PROBLEM TO WORK ON: Tell how many lines in the data below hold the string "this"; give nothing but the number.
[Begin]
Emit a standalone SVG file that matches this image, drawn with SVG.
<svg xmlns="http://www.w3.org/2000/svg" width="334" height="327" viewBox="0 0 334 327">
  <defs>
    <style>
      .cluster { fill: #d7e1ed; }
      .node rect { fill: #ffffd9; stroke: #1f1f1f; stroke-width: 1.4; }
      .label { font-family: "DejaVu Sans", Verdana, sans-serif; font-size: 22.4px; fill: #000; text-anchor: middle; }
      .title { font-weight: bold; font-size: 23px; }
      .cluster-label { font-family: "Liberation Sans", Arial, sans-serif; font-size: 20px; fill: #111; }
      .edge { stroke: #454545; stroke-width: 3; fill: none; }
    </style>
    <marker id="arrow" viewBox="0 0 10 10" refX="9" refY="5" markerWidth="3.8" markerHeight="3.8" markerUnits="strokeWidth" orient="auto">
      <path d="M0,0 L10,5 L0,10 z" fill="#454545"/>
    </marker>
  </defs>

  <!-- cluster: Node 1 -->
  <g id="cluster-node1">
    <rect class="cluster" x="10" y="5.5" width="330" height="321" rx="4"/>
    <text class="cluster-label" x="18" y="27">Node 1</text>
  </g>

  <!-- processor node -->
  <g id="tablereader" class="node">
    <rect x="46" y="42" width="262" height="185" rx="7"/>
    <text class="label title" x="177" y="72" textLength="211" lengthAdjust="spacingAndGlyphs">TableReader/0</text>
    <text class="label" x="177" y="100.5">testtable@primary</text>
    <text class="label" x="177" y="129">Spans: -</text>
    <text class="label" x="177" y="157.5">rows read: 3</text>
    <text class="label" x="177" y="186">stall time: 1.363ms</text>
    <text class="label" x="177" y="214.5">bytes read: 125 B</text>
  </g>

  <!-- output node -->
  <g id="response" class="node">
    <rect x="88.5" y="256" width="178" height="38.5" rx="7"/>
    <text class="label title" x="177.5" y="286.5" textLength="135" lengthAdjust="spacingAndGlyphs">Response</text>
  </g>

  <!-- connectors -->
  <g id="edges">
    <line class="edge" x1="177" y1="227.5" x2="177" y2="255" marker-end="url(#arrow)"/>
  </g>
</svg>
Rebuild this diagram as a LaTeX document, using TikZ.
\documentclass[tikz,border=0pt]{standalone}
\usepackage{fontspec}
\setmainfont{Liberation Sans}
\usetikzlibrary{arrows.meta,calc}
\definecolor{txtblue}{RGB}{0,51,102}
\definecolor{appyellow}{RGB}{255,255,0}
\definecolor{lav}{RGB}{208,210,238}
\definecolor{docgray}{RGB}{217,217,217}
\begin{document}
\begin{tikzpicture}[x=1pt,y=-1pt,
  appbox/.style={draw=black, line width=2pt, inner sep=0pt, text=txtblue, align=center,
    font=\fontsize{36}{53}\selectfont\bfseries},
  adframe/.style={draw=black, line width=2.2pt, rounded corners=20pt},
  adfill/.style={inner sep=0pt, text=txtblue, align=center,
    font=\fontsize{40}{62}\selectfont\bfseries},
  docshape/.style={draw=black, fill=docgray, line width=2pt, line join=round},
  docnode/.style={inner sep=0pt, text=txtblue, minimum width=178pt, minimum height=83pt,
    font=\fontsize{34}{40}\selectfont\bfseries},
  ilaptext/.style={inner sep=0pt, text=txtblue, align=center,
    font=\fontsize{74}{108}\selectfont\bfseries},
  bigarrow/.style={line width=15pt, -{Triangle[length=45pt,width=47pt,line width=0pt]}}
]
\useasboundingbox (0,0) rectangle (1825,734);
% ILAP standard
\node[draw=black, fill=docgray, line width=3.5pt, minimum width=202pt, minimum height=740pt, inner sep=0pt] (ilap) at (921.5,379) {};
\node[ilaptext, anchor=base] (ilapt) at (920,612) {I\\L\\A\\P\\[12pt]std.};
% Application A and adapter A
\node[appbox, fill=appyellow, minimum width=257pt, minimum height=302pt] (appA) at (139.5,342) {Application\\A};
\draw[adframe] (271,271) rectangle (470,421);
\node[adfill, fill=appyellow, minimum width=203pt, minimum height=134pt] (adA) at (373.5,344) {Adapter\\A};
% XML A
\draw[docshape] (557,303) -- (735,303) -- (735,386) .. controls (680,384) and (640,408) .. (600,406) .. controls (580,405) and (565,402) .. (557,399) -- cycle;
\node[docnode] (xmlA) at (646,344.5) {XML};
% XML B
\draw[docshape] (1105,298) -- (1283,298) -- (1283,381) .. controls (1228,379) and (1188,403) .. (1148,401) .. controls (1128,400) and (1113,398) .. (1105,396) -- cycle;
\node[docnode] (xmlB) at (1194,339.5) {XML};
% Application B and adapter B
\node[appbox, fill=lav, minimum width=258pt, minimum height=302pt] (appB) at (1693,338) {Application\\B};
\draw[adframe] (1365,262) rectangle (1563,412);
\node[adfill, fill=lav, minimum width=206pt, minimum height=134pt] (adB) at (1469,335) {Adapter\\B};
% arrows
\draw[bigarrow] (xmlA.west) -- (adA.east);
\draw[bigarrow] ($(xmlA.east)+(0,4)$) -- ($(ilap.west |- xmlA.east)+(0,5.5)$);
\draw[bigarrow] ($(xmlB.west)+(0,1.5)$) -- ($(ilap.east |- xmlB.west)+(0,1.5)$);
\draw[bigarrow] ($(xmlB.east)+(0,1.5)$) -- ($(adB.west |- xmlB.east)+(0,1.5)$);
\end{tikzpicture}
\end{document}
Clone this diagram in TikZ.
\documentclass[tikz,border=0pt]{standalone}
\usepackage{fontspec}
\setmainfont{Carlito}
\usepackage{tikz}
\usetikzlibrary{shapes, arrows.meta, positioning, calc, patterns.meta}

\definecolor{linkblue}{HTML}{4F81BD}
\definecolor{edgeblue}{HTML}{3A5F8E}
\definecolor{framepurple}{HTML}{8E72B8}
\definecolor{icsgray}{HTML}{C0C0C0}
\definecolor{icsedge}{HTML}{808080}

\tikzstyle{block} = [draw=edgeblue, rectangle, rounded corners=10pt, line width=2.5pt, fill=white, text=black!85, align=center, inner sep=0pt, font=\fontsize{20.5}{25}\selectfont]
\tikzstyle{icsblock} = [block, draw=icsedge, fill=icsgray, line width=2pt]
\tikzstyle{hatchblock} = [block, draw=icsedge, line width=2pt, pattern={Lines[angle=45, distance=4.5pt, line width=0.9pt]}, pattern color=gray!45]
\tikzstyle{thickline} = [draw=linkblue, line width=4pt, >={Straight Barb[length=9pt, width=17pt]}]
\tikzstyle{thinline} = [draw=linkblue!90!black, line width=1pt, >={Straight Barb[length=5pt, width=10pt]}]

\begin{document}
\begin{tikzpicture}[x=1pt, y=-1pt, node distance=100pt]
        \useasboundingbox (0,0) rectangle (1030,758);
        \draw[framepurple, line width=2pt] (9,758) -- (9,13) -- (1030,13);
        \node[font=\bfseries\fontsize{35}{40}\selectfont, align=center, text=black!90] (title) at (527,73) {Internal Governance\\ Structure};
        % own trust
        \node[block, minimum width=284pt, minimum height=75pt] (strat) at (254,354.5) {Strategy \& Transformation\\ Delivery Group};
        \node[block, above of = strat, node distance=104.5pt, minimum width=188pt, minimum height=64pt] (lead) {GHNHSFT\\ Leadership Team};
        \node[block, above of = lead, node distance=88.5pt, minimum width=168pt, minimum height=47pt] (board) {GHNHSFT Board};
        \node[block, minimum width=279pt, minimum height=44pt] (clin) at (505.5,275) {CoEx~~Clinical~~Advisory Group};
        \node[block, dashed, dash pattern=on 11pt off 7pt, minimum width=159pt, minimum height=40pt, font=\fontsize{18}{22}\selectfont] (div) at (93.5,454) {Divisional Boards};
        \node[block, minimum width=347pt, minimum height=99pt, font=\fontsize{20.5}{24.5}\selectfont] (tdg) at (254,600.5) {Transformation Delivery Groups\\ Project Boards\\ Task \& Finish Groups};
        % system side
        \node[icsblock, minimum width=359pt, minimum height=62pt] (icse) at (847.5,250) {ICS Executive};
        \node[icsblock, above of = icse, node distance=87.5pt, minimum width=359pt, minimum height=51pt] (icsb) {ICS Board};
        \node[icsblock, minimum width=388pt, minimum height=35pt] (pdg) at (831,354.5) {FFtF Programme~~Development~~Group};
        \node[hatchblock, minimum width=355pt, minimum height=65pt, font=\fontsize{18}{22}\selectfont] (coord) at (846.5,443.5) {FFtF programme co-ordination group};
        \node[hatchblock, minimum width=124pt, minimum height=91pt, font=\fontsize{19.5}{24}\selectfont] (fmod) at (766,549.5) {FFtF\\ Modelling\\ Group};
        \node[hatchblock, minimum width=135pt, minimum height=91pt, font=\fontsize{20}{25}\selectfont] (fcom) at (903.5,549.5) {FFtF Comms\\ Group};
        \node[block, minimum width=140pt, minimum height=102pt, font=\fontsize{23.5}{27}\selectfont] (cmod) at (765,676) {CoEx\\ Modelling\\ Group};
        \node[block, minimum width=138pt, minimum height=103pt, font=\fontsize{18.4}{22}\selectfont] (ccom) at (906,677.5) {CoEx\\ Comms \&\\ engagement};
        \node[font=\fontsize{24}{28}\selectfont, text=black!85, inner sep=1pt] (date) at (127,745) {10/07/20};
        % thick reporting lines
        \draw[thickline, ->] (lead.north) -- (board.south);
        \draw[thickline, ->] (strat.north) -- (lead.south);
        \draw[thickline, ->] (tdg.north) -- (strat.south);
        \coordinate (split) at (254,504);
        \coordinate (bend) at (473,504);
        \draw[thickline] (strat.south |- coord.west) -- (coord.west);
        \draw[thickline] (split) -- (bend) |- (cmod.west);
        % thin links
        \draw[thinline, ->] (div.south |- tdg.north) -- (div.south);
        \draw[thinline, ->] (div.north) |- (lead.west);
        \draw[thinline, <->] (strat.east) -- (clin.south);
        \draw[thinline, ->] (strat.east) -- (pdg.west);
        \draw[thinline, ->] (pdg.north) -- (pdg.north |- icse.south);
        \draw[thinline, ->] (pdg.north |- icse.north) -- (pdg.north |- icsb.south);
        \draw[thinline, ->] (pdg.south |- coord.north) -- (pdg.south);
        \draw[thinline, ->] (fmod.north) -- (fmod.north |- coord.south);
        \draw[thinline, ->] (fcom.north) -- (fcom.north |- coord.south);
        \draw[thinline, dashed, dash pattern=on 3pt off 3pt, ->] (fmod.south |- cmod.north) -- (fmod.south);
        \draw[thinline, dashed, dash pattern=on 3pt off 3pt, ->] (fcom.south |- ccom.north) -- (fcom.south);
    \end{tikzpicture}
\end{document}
[End]
WRITTEN SOLUTION: 3